4.3 RILA — Buffered / Leveraged Index Exposure

  • Partial downside protection (buffer)
  • Partial upside participation
  • Losses possible beyond the buffer

RILA buffer example

  • Index return: –12%
  • Buffer: 10%
\[ \text{Credited Return} = -2\% \]

5. Triple Compounding (Conceptual)

Annuities often benefit from three distinct layers of compounding:

  1. Compounding on principal
  2. Compounding on credited interest
  3. Compounding from tax deferral (tax not paid annually)

Important clarification

Only the first two are financial compounding. Tax deferral is not mathematical compounding, but it materially affects outcomes.


6. MYGA Benefits Overview

MYGA benefits define allowable cash flow events under the contract.

6.1 Surrender Benefits

Upon surrender, the policyholder typically receives:

\[ \text{Surrender Value} = AV - \text{Surrender Charge} \pm \text{MVA} \]

Economic meaning

Surrender charges and MVA protect the insurer from early disintermediation.


6.2 Death Benefits

Common structure:

  • Death benefit = Account Value
  • Surrender charges often waived
  • MVA may or may not apply (product-specific)

6.3 Maturity Benefits

At the end of the guarantee period, the policyholder may:

  • Withdraw funds
  • Renew at a new rate
  • Annuitize

6.4 Annuitization Benefits

  • Converts account value into income
  • Common options:
  • life only
  • period certain
  • joint life

6.5 Partial Withdrawal Benefits

  • Free withdrawal allowance (e.g., 10% annually)
  • Excess withdrawals subject to surrender charges and/or MVA

Design intuition

Partial withdrawal provisions balance liquidity for policyholders against persistency protection for insurers.


7. Guaranteed Fund / Minimum Guaranteed Surrender Value (MGSV)

MYGA contracts include a Guaranteed Fund, providing a statutory floor.

Typical structure:

  • 87.5% of single premium
  • Accumulated at a minimum guaranteed interest rate
  • Reduced for withdrawals

Conceptual MGSV formula

\[ \text{MGSV}_t = 0.875 \times P \times (1 + i_{min})^t - \text{Withdrawals} \]

Why MGSV matters

MGSV ensures a non-forfeiture minimum, regardless of credited rates, and plays a critical role in statutory reserving.

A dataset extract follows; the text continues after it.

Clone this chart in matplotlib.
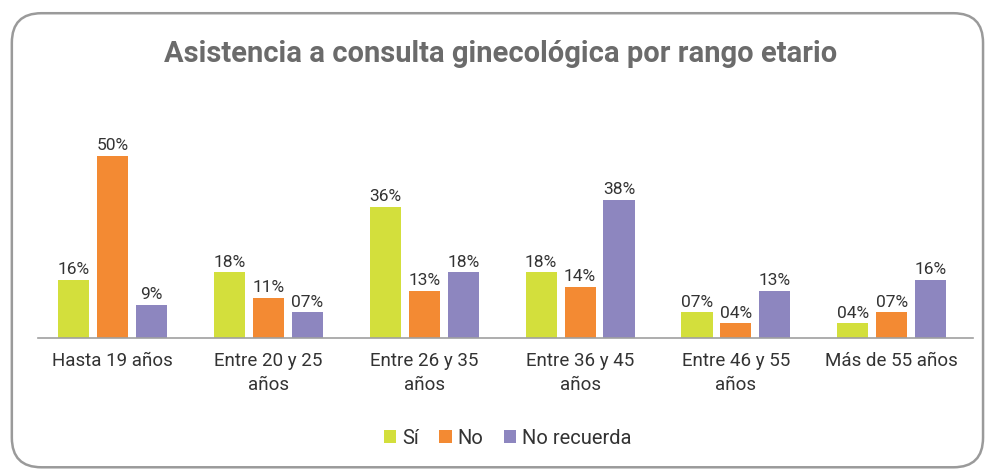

8. Key MYGA Product Features (Summary)

Feature Description
Interest crediting Fixed, guaranteed for term
Surrender charge Declining schedule
Free withdrawal Limited liquidity without penalty
MVA Economic adjustment for rate changes
Guaranteed fund Statutory minimum surrender value
Premium bonus Optional upfront enhancement

9. Looking Ahead

Next steps

In the next class, we will extend MYGA analysis beyond the policy level and begin connecting product mechanics to insurer balance sheet management.

Specifically, we will cover:

  • Market Value Adjustment (MVA) in depth
  • Why MVA exists economically
  • How interest rate movements affect asset values
  • Why you cannot understand surrender behavior or asset sizing without MVA

  • Asset–Liability Management (ALM) for MYGA products

  • How MYGA liabilities are supported by fixed-income assets
  • Duration matching and cash flow matching concepts
  • How surrender provisions and MVA influence asset strategy
  • Practical constraints faced by insurers in real portfolios

  • Annuitization options and income conversion

  • What annuitization actually means operationally
  • Common annuitization forms (life only, period certain, joint life)
  • How annuitization changes the insurer’s risk profile
  • Why annuitization assumptions matter even if few policyholders elect it

Why this matters

MYGA products cannot be analyzed in isolation.
Their design is tightly linked to: - asset duration - interest rate risk - liquidity management - and long-term income guarantees

Understanding MVA, ALM, and annuitization is essential to understanding how MYGA products are managed inside an insurance company.